Aos académicos e à universidade, que se comprometem a formar as novas gerações, disse-lhes que "seria um desperdício" perpetuar sistemas elitistas e desiguais. No final, uma questão para os jovens: "Que quereis ver realizado em Portugal e no mundo? Que mudanças, quais transformações? E como pode a universidade, especialmente a Católica, contribuir para isso?", interrogou.

Francisco visitou depois, em Cascais, a Scholas Occurrentes, um projeto criado por Jorge Bergoglio quando ainda era bispo de Buenos Aires. Assim que chegou , e perante uma sala de paredes pintadas, comentou: "Isto é uma capela sistina pintada por vós", elogiou. Ali respondeu também às questões dos jovens, cerca de 70, que enchiam a sala. Falou com um jovem guineense e um muçulmano, e pediu a todos os crentes que rezassem por ele.

Àqueles que não têm credo, que lhe enviassem "boas ondas". Mas deixou-lhes uma mensagem: "Uma vida sem crise é como água destilada. Não sabe a nada, não serve para nada. É preciso assumir a crise e enfrentá-la".

E lembrou que "todos passamos por momentos obscuros, de caos.

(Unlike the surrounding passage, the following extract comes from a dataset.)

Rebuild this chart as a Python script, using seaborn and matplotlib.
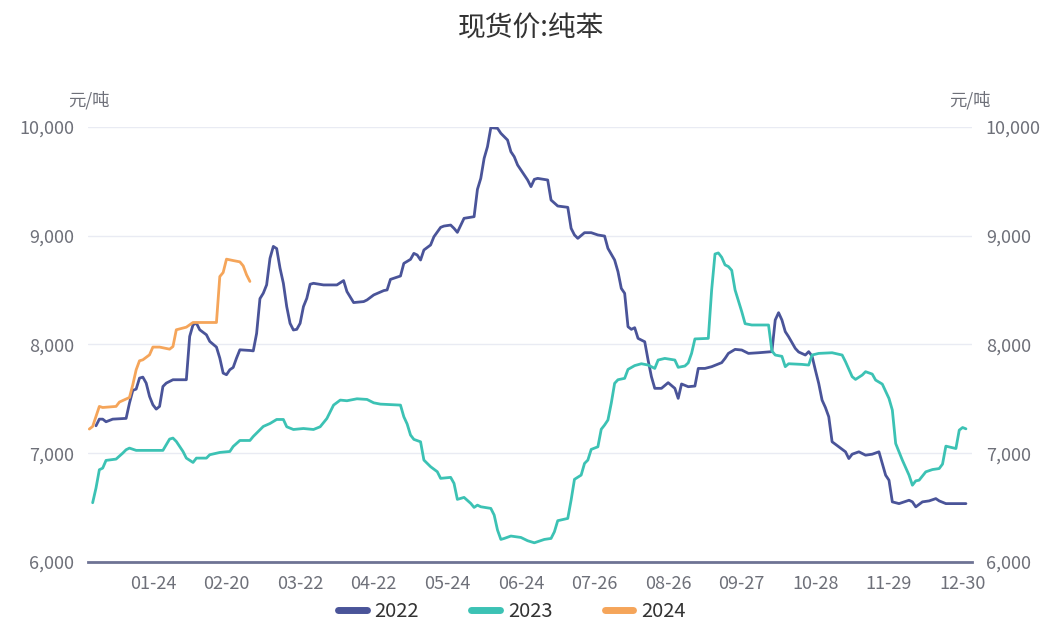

O caos deve ser transformado num cosmos. Esse deve ser o caminho". Por vezes, comentou, "mais vale sujarmos as mãos do que sujarmos o coração".

No final, Francisco deu a última pincelada num mural com mais de três quilómetros, benzeu a Oliveira da Paz e ouviu o fado Recado, à capela, por Cuca Roseta, saindo depois ao som da Ave Maria, também pela fadista, madrinha daquele projeto, que diz ser "incrível".

No regresso, sempre acompanhado por peregrinos e curiosos, voltou a abençoar duas crianças junto à Nunciatura Apostólica e uma mulher em cadeiras de rodas. Mas o momento alto deste convívio entre jovens e o Papa estava mesmo reservado para a tarde, no Parque Eduardo VII. Onde lhes deixou um apelo: "sejam protagonistas", e não conformistas.